Exact reproduction of the data is required, with images excluded.

>>>>

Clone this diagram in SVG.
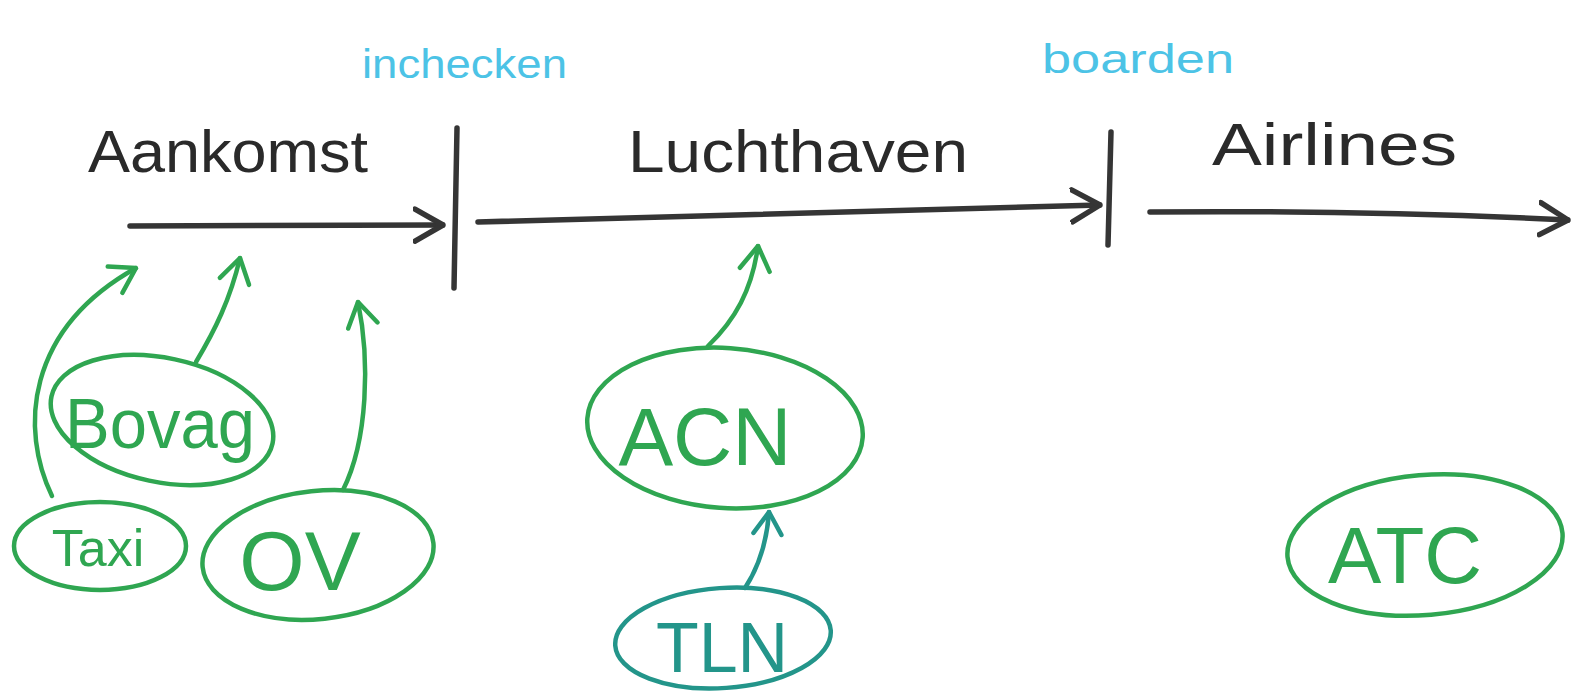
<svg xmlns="http://www.w3.org/2000/svg" width="1573" height="700" viewBox="0 0 1573 700">
<style>
.ink{fill:none;stroke:#353535;stroke-width:5.5;stroke-linecap:round;stroke-linejoin:round}
.g{fill:none;stroke:#2fa651;stroke-width:4.5;stroke-linecap:round;stroke-linejoin:round}
.t{fill:none;stroke:#23958a;stroke-width:4.5;stroke-linecap:round;stroke-linejoin:round}
.lbl{font-family:"Liberation Sans",Arial,sans-serif;fill:#2a2a2a;font-size:60px}
.cy{font-family:"Liberation Sans",Arial,sans-serif;fill:#4cc3e6;font-size:40px}
.gt{font-family:"Liberation Sans",Arial,sans-serif;fill:#2fa651;text-anchor:middle}
.tt{font-family:"Liberation Sans",Arial,sans-serif;fill:#23958a;text-anchor:middle}
</style>
<defs>
<marker id="hb" viewBox="-30 -20 32 40" markerWidth="32" markerHeight="40" refX="0" refY="0" orient="auto" markerUnits="userSpaceOnUse">
<path d="M-28,-16 L0,0 L-28,16" fill="none" stroke="#353535" stroke-width="5.5" stroke-linecap="round" stroke-linejoin="round"/>
</marker>
<marker id="hg" viewBox="-30 -20 32 40" markerWidth="32" markerHeight="40" refX="0" refY="0" orient="auto" markerUnits="userSpaceOnUse">
<path d="M-24,-15 L0,0 L-24,15" fill="none" stroke="#2fa651" stroke-width="4.5" stroke-linecap="round" stroke-linejoin="round"/>
</marker>
<marker id="ht" viewBox="-30 -20 32 40" markerWidth="32" markerHeight="40" refX="0" refY="0" orient="auto" markerUnits="userSpaceOnUse">
<path d="M-22,-14 L0,0 L-22,14" fill="none" stroke="#23958a" stroke-width="4.5" stroke-linecap="round" stroke-linejoin="round"/>
</marker>
</defs>
<rect width="1573" height="700" fill="#ffffff"/>

<g id="labels">
<text class="lbl" x="88" y="172" textLength="280" lengthAdjust="spacingAndGlyphs">Aankomst</text>
<text class="lbl" x="628" y="172" textLength="340" lengthAdjust="spacingAndGlyphs">Luchthaven</text>
<text class="lbl" x="1212" y="165" textLength="245" lengthAdjust="spacingAndGlyphs">Airlines</text>
<text class="cy" x="362" y="78" textLength="205" lengthAdjust="spacingAndGlyphs">inchecken</text>
<text class="cy" x="1042" y="73" textLength="192" lengthAdjust="spacingAndGlyphs">boarden</text>
</g>

<g id="timeline">
<path class="ink" d="M130,226 L443,225" marker-end="url(#hb)"/>
<path class="ink" d="M457,128 L454,288"/>
<path class="ink" d="M478,222 Q800,214 1100,205" marker-end="url(#hb)"/>
<path class="ink" d="M1111,132 L1108,245"/>
<path class="ink" d="M1150,212 Q1360,210 1568,220" marker-end="url(#hb)"/>
</g>

<g id="node-bovag">
<ellipse class="g" cx="162" cy="420" rx="113" ry="62" transform="rotate(12 162 420)"/>
<text class="gt" x="160" y="448" font-size="70" textLength="190" lengthAdjust="spacingAndGlyphs">Bovag</text>
</g>
<g id="node-taxi">
<ellipse class="g" cx="100" cy="546" rx="86" ry="44"/>
<text class="gt" x="98" y="566" font-size="52">Taxi</text>
</g>
<g id="node-ov">
<ellipse class="g" cx="318" cy="555" rx="116" ry="64" transform="rotate(-6 318 555)"/>
<text class="gt" x="300" y="590" font-size="84">OV</text>
</g>
<g id="node-acn">
<ellipse class="g" cx="725" cy="428" rx="138" ry="80" transform="rotate(4 725 428)"/>
<text class="gt" x="705" y="465" font-size="82">ACN</text>
</g>
<g id="node-tln">
<ellipse class="t" cx="723" cy="638" rx="108" ry="50" transform="rotate(-4 723 638)"/>
<text class="tt" x="722" y="672" font-size="70">TLN</text>
</g>
<g id="node-atc">
<ellipse class="g" cx="1425" cy="545" rx="138" ry="70" transform="rotate(-5 1425 545)"/>
<text class="gt" x="1405" y="583" font-size="80">ATC</text>
</g>

<g id="connectors">
<path class="g" d="M52,496 C20,430 25,330 136,268" marker-end="url(#hg)"/>
<path class="g" d="M196,362 C215,330 230,300 240,258" marker-end="url(#hg)"/>
<path class="g" d="M343,490 C368,440 370,360 358,302" marker-end="url(#hg)"/>
<path class="g" d="M708,346 C735,320 752,290 758,246" marker-end="url(#hg)"/>
<path class="t" d="M745,588 C760,565 767,540 769,512" marker-end="url(#ht)"/>
</g>
</svg>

<<<<

Exercise result:
Clone this diagram in SVG.
<svg xmlns="http://www.w3.org/2000/svg" width="1573" height="700" viewBox="0 0 1573 700">
<style>
.ink{fill:none;stroke:#353535;stroke-width:5.5;stroke-linecap:round;stroke-linejoin:round}
.g{fill:none;stroke:#2fa651;stroke-width:4.5;stroke-linecap:round;stroke-linejoin:round}
.t{fill:none;stroke:#23958a;stroke-width:4.5;stroke-linecap:round;stroke-linejoin:round}
.lbl{font-family:"Liberation Sans",Arial,sans-serif;fill:#2a2a2a;font-size:60px}
.cy{font-family:"Liberation Sans",Arial,sans-serif;fill:#4cc3e6;font-size:40px}
.gt{font-family:"Liberation Sans",Arial,sans-serif;fill:#2fa651;text-anchor:middle}
.tt{font-family:"Liberation Sans",Arial,sans-serif;fill:#23958a;text-anchor:middle}
</style>
<defs>
<marker id="hb" viewBox="-30 -20 32 40" markerWidth="32" markerHeight="40" refX="0" refY="0" orient="auto" markerUnits="userSpaceOnUse">
<path d="M-28,-16 L0,0 L-28,16" fill="none" stroke="#353535" stroke-width="5.5" stroke-linecap="round" stroke-linejoin="round"/>
</marker>
<marker id="hg" viewBox="-30 -20 32 40" markerWidth="32" markerHeight="40" refX="0" refY="0" orient="auto" markerUnits="userSpaceOnUse">
<path d="M-24,-15 L0,0 L-24,15" fill="none" stroke="#2fa651" stroke-width="4.5" stroke-linecap="round" stroke-linejoin="round"/>
</marker>
<marker id="ht" viewBox="-30 -20 32 40" markerWidth="32" markerHeight="40" refX="0" refY="0" orient="auto" markerUnits="userSpaceOnUse">
<path d="M-22,-14 L0,0 L-22,14" fill="none" stroke="#23958a" stroke-width="4.5" stroke-linecap="round" stroke-linejoin="round"/>
</marker>
</defs>
<rect width="1573" height="700" fill="#ffffff"/>

<g id="labels">
<text class="lbl" x="88" y="172" textLength="280" lengthAdjust="spacingAndGlyphs">Aankomst</text>
<text class="lbl" x="628" y="172" textLength="340" lengthAdjust="spacingAndGlyphs">Luchthaven</text>
<text class="lbl" x="1212" y="165" textLength="245" lengthAdjust="spacingAndGlyphs">Airlines</text>
<text class="cy" x="362" y="78" textLength="205" lengthAdjust="spacingAndGlyphs">inchecken</text>
<text class="cy" x="1042" y="73" textLength="192" lengthAdjust="spacingAndGlyphs">boarden</text>
</g>

<g id="timeline">
<path class="ink" d="M130,226 L443,225" marker-end="url(#hb)"/>
<path class="ink" d="M457,128 L454,288"/>
<path class="ink" d="M478,222 Q800,214 1100,205" marker-end="url(#hb)"/>
<path class="ink" d="M1111,132 L1108,245"/>
<path class="ink" d="M1150,212 Q1360,210 1568,220" marker-end="url(#hb)"/>
</g>

<g id="node-bovag">
<ellipse class="g" cx="162" cy="420" rx="113" ry="62" transform="rotate(12 162 420)"/>
<text class="gt" x="160" y="448" font-size="70" textLength="190" lengthAdjust="spacingAndGlyphs">Bovag</text>
</g>
<g id="node-taxi">
<ellipse class="g" cx="100" cy="546" rx="86" ry="44"/>
<text class="gt" x="98" y="566" font-size="52">Taxi</text>
</g>
<g id="node-ov">
<ellipse class="g" cx="318" cy="555" rx="116" ry="64" transform="rotate(-6 318 555)"/>
<text class="gt" x="300" y="590" font-size="84">OV</text>
</g>
<g id="node-acn">
<ellipse class="g" cx="725" cy="428" rx="138" ry="80" transform="rotate(4 725 428)"/>
<text class="gt" x="705" y="465" font-size="82">ACN</text>
</g>
<g id="node-tln">
<ellipse class="t" cx="723" cy="638" rx="108" ry="50" transform="rotate(-4 723 638)"/>
<text class="tt" x="722" y="672" font-size="70">TLN</text>
</g>
<g id="node-atc">
<ellipse class="g" cx="1425" cy="545" rx="138" ry="70" transform="rotate(-5 1425 545)"/>
<text class="gt" x="1405" y="583" font-size="80">ATC</text>
</g>

<g id="connectors">
<path class="g" d="M52,496 C20,430 25,330 136,268" marker-end="url(#hg)"/>
<path class="g" d="M196,362 C215,330 230,300 240,258" marker-end="url(#hg)"/>
<path class="g" d="M343,490 C368,440 370,360 358,302" marker-end="url(#hg)"/>
<path class="g" d="M708,346 C735,320 752,290 758,246" marker-end="url(#hg)"/>
<path class="t" d="M745,588 C760,565 767,540 769,512" marker-end="url(#ht)"/>
</g>
</svg>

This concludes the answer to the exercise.